The National Electric System experienced three complete collapses in March 2026 alone, the longest lasting 29 hours and 29 minutes, with deficits reaching 1,945 megawatts, affecting 55% of the territory and leaving more than 200,000 residents of Havana without water.
The immediate cause of the energy debacle is the interruption of Venezuelan oil supply —between 25,000 and 35,000 barrels per day— following the capture of Nicolás Maduro on January 3, 2026, alongside the suspension of Mexican shipments on January 29 due to Executive Order 14380 from the Trump administration.
Cuba produces only 40,000 of the 110,000 daily barrels it needs, and the economy has experienced a 23% decline since 2019, while the country has lost over 10% of its population in four years due to massive emigration.
Marrero, who has been prime minister since December 2019, is not unfamiliar with the contradictions in the official discourse. In January 2026, he invoked a "war economy" comparable to the Special Period of the 90s, and in March he warned that if the regime's apparatus treats the economic program as just a mere document, "we have lost the fight."
The day before his birthday, on April 19, Díaz-Canel proclaimed before veterans at the Palace of the Revolution that "we will always overcome," during a two-hour event commemorating the centenary of Fidel Castro's birth.

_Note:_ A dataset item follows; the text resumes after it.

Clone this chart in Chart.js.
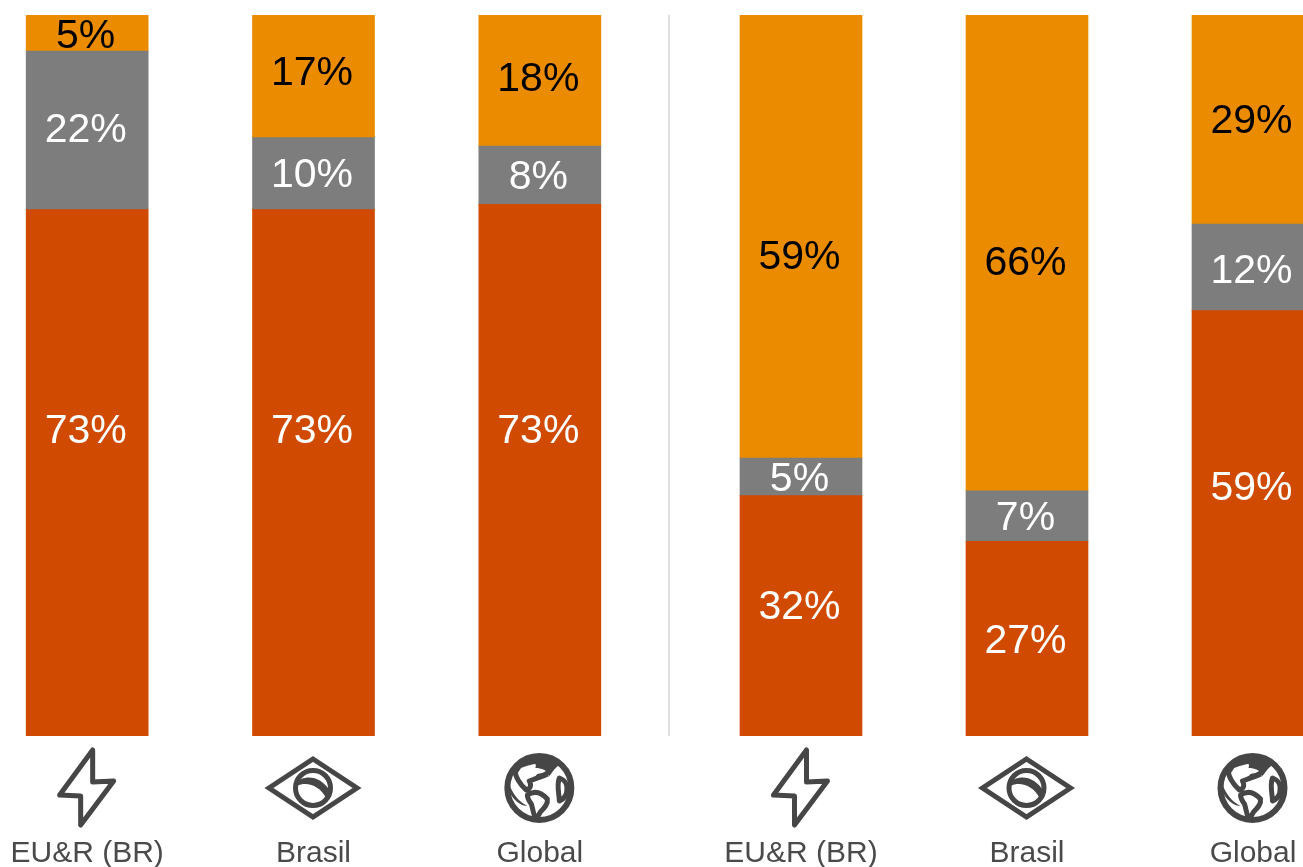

On the eve of this Monday, his 66th birthday, he spent the day presiding over the ceremony for the 65th anniversary of Playa Girón in Ciénaga de Zapata, Matanzas, where he inaugurated the campaign "My Signature for the Homeland."
The popular reaction on social media to these official acts was less solemn. In response to the references to the "achievements" of the Revolution, many Cubans reacted directly: What achievements? The one about coal?
In 2021, Cuban artists launched "Patria y Vida" as a counter-slogan to the historic "¡Patria o Muerte, Venceremos!", reversing the message of sacrifice into one of dignity and survival, a reflection of the accumulated fatigue after decades of unfulfilled promises that Marrero's greeting, in 2026, accurately illustrates once again.